11 kişiyle gol atamayan Denizli, 10 kişi ile golü buldu. Moritz yaklaşık 20 metreden vurdu ve ağları havalandırdı.
Golden sonra Denizli daha iyi oynamaya başladı. Bol bol pozisyonlar buldu, çizgiyi geçirmeyi başaramadı.
Ceza alanı içerisinden goller kaçıran Denizli, 2. golünü de ceza sahası dışından buldu. Berkan, Moritz'e nazire yaparcasına benzer bir gol attı.
Sıra gelmişti beraberlik golüne. Bunun için de yüklendi. Ancak saha içinde nedensiz agresifleşen bir Moritz vardı. Çok konuşmaya, çok itiraz etmeye başlamıştı. Sonrasında da iyice abarttı, rakibinin ayağına arkadan kasten tabanla girdi. Doğrudan kırmızı kart. Kaldı 9 kişi.
Bundan sonrası daha zordu ama ümitler kesilmemişti. Şanslarını denediler, skoru değiştiremediler. (3-2)  

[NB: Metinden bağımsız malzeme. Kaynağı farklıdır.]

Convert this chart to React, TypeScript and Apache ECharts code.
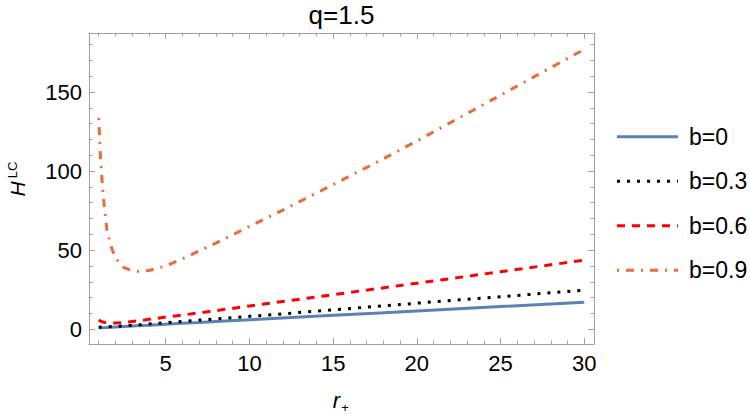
import React, { useEffect, useRef } from "react";
import * as echarts from "echarts";

// r_+ sample positions (x axis)
const rPlus = [1, 1.1, 1.2, 1.3, 1.5, 1.75, 2, 2.5, 3, 3.5, 4, 5, 6, 7, 8, 10, 12.5, 15, 17.5, 20, 25, 30];

// H^LC values
const hB00 = [0.9, 0.95, 1.0, 1.05, 1.2, 1.3, 1.5, 1.8, 2.1, 2.4, 2.6, 3.2, 3.8, 4.3, 4.9, 6.0, 7.4, 8.8, 10.2, 11.6, 14.4, 17.1];
const hB03 = [1.3, 1.35, 1.4, 1.5, 1.6, 1.7, 1.8, 2.1, 2.5, 2.9, 3.3, 4.1, 5.0, 5.8, 6.6, 8.2, 10.2, 12.3, 14.4, 16.5, 20.6, 24.7];
const hB06 = [5.9, 5.2, 4.8, 4.5, 4.2, 4.0, 4.0, 4.3, 4.9, 5.5, 6.3, 7.7, 9.0, 10.4, 11.8, 14.7, 18.3, 21.9, 25.5, 29.1, 36.4, 43.7];
const hB09 = [133.5, 110, 94, 81, 62, 52, 45, 39, 37, 36.5, 37.2, 40, 44.5, 49.5, 54.5, 65, 78, 91.5, 105, 119, 148, 177];

const seriesNames = ["b=0", "b=0.3", "b=0.6", "b=0.9"];

const xMajorTicks = [5, 10, 15, 20, 25, 30];
const xMinorTicks = [1, 2, 3, 4, 6, 7, 8, 9, 11, 12, 13, 14, 16, 17, 18, 19, 21, 22, 23, 24, 26, 27, 28, 29];
const yMajorTicks = [0, 50, 100, 150];
const yMinorTicks = [10, 20, 30, 40, 60, 70, 80, 90, 110, 120, 130, 140, 160, 170, 180];

const titleText = "q=1.5";

const X_MIN = 0.42;
const X_MAX = 30.58;
const Y_MIN = -9.3;
const Y_MAX = 187.3;

const FONT = "'Liberation Sans', Arial, Helvetica, sans-serif";
const FRAME = "#a0a0a0";

function xAx(position: string, ticks: number[], len: number, showLine: boolean, showLabel: boolean) {
  return {
    type: "value",
    position,
    min: X_MIN,
    max: X_MAX,
    axisLine: { show: showLine, onZero: false, lineStyle: { color: FRAME, width: 1 } },
    axisTick: { show: true, inside: true, length: len, customValues: ticks, lineStyle: { color: FRAME, width: 1 } },
    axisLabel: {
      show: showLabel,
      customValues: ticks,
      fontSize: 22,
      fontFamily: FONT,
      color: "#000",
      margin: 8,
    },
    splitLine: { show: false },
  };
}

function yAx(position: string, ticks: number[], len: number, showLine: boolean, showLabel: boolean) {
  return {
    type: "value",
    position,
    min: Y_MIN,
    max: Y_MAX,
    axisLine: { show: showLine, onZero: false, lineStyle: { color: FRAME, width: 1 } },
    axisTick: { show: true, inside: true, length: len, customValues: ticks, lineStyle: { color: FRAME, width: 1 } },
    axisLabel: {
      show: showLabel,
      customValues: ticks,
      fontSize: 22,
      fontFamily: FONT,
      color: "#000",
      margin: 7,
    },
    splitLine: { show: false },
  };
}

export default function App() {
  const ref = useRef<HTMLDivElement>(null);

  useEffect(() => {
    document.body.style.margin = "0";
    if (!ref.current) return;
    const chart = echarts.init(ref.current, undefined, { renderer: "svg" });

    const colors = ["#5E81B5", "#000000", "#FF0000", "#EE6A3B"];
    const dashes: any[] = ["solid", [3, 7], [8, 7], [2, 7, 8, 7]];
    const widths = [3, 3, 3, 3];
    const allData = [hB00, hB03, hB06, hB09];

    const legendItems: any[] = [];
    seriesNames.forEach((name, i) => {
      const y = 136.7 + 44.5 * i;
      legendItems.push({
        type: "line",
        shape: { x1: 617, y1: y, x2: 678, y2: y },
        style: {
          stroke: colors[i],
          lineWidth: 3,
          lineDash: dashes[i] === "solid" ? null : dashes[i],
          lineCap: "butt",
        },
      });
      legendItems.push({
        type: "text",
        x: 689,
        y,
        style: { text: name, fontSize: 23, fontFamily: FONT, fill: "#000", align: "left", verticalAlign: "middle" },
      });
    });

    const option: any = {
      animation: false,
      grid: { left: 89, top: 33, right: 156, bottom: 70, containLabel: false },
      xAxis: [
        xAx("bottom", xMajorTicks, 6, true, true),
        xAx("bottom", xMinorTicks, 3.5, false, false),
        xAx("top", xMajorTicks, 6, true, false),
        xAx("top", xMinorTicks, 3.5, false, false),
      ],
      yAxis: [
        yAx("left", yMajorTicks, 6, true, true),
        yAx("left", yMinorTicks, 3.5, false, false),
        yAx("right", yMajorTicks, 6, true, false),
        yAx("right", yMinorTicks, 3.5, false, false),
      ],
      series: seriesNames.map((name, i) => ({
        type: "line",
        name,
        xAxisIndex: 0,
        yAxisIndex: 0,
        data: rPlus.map((r, j) => [r, allData[i][j]]),
        showSymbol: false,
        symbol: "none",
        smooth: false,
        color: colors[i],
        lineStyle: { color: colors[i], width: widths[i], type: dashes[i], cap: "butt" },
        itemStyle: { color: colors[i] },
      })),
      graphic: [
        {
          type: "text",
          x: 341.5,
          y: 15,
          style: { text: titleText, fontSize: 26, fontFamily: FONT, fill: "#000", align: "center", verticalAlign: "middle" },
        },
        {
          type: "text",
          x: 17,
          y: 189,
          rotation: Math.PI / 2,
          style: { text: "H", fontSize: 21, fontStyle: "italic", fontFamily: FONT, fill: "#000", align: "center", verticalAlign: "middle" },
        },
        {
          type: "text",
          x: 12,
          y: 170,
          rotation: Math.PI / 2,
          style: { text: "LC", fontSize: 13, fontFamily: FONT, fill: "#000", align: "center", verticalAlign: "middle" },
        },
        {
          type: "text",
          x: 336.5,
          y: 400,
          style: { text: "r", fontSize: 22, fontStyle: "italic", fontFamily: FONT, fill: "#000", align: "center", verticalAlign: "middle" },
        },
        {
          type: "text",
          x: 345,
          y: 407,
          style: { text: "+", fontSize: 13, fontFamily: FONT, fill: "#000", align: "center", verticalAlign: "middle" },
        },
        ...legendItems,
      ],
    };

    chart.setOption(option);
    return () => chart.dispose();
  }, []);

  return <div ref={ref} style={{ width: 750, height: 414 }} />;
}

Beraberliğe de razı oldular


Şampiyonluk adayı iki takım Baltok Balıkesirspor ile Giresunspor Balıkesir'de sahaya çıktılar.
Mücadeleye Giresunspor hızlı başladı. Birkaç tehlikeli atak gerçekleştirdi. Balıkesir de rakip kaleye gidip pozisyon bulsa da rakibi kadar değildi. İlerleyen dakikalarda denge geldi. İlk yarının ortalarından sonra ise oyunun hâkimi Balıkesirspor idi.  
Otoo'nun 48. dakikada yaptığı ortada Abdulkadir kaleciyi geçip de gol atmayı düşündü ama kaleci buna izin vermedi. Oysa burada tek vuruş yapmak en akıllıca olanıydı. Bir hücum oyuncusunun bunu yapabilecek kalitede olması gerekir.

72. dakikada Abdülkadir topa vurmak isterken kendini sakatlayacaktı. Tam savurmuşken ayağını, top birden sincap yuvasından! sekiverdi, ıska geçti, ayağı boşa gitti. Biraz acıtır bu. Eğer sekmese belki de bu satırlarda attığı güzel golü yazacaktım.

Her iki takım da bir yandan yenmek istiyor, saldırıyor, ancak kalesinde tehlike yaşayınca birdenbire hedef değiştiriyor, beraberliğe razı oynamaya başlıyor. Maç içinde sürekli bu tip gelgitler oldu. Sonunda 0-0'lık beraberliğe fit oldular.